I have a model boat 57 inches long, files in STL. I need someone to print this.

----------


## fred_dot_u

are you hoping to have the boat printed in one piece, or are the STL files of a segmented model?

----------


## canaljim2

There are 3 files: The hull, rear superstructure and pilot house. The hull could be low resolution, rear superstructure and pilot house in higher resolution.

----------


## fred_dot_u

It sounds as though the 47 inches would be the length of the hull. That's going to require a rather large printer, unless you can accept segmenting and gluing of the printed parts. A fellow makerspace member printed a vessel that was about thirty inches long, split up into ten inch pieces. It's obvious where the joins are located but after sanding and painting, it's invisible (mostly). The segmenting aspect is relatively easy. There are a number of programs that can accomplish it. The makerspace boat builder wasn't comfortable with slicing up his boat model, so I chopped it into manageable sections and he printed, glued, sanded and painted the project. 

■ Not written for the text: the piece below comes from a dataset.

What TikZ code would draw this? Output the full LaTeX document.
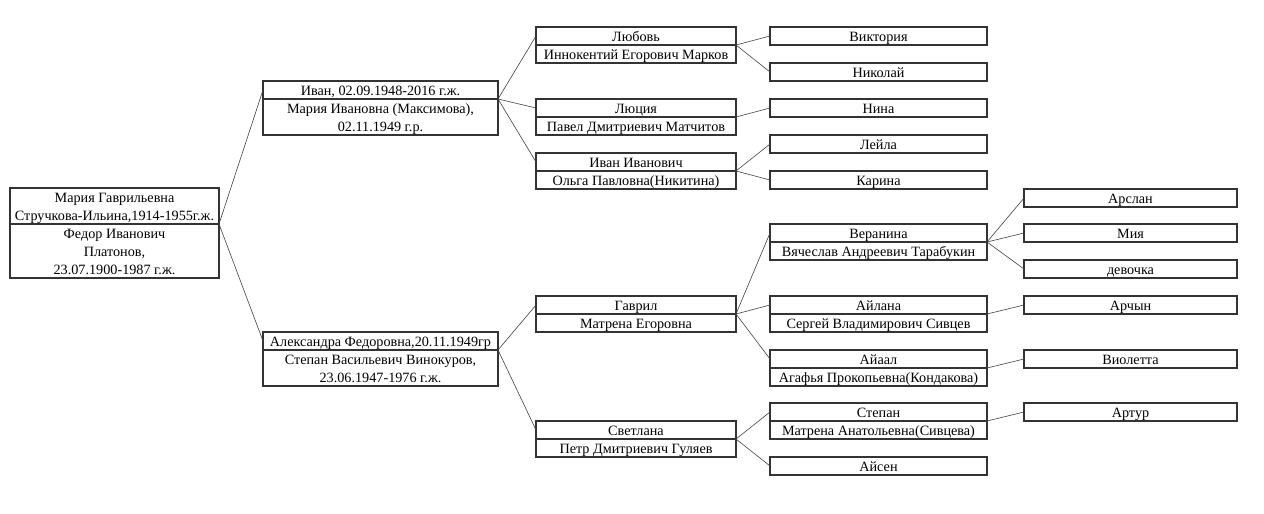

Do you require special filament or are you happy with PLA? PLA won't take sitting in a hot car without deforming, but otherwise is an inexpensive option.

----------


## canaljim2

Model is 57 inches. Thought about PLA but need something more stable as this is an R/C model.  FDM for the hull and SLA for the rest probably.

----------


## fred_dot_u

FDM is a method of 3D printing, as is SLA. One is filament deposition, the other stereolithography, sometimes called MSLA for masked stereolithography. FDM or FFF printing has a variety of materials that can be used. PLA, ABS, PETG, nylon, TPU and a few more exotic types. MSLA uses a liquid resin which is cured by UV (or rarely, daylight) light and has fewer choices. There are casting resins designed to be burned out in the process of creating jewelry and other cast items. There are some variations in the hardness (and brittleness) of these resins.

I'd expect that if you are building a fifty-seven inch long boat that you don't need the detail level that MSLA would provide, although you'd have the capability for scale rivet heads on the metal bulkheads. Depending on the model, you could save a good bit by having the hull and superstructure made from PLA or other FDM material and having panels done with MSLA resin for the detail, then glue the panels in place. 

There's a lot of flexibility in 3D printing and design that should provide you with the model you desire.

I'll pop you a direct message with an email address. You can send the model and I can respond more intelligently and less broadly if you can share the parts. I'm not in this for an income, it's just one of my hobbies. I like to have practical objectives for my 3D printing projects.

----------


## canaljim2

Thanks for everyone's interest, I have found a printer!

----------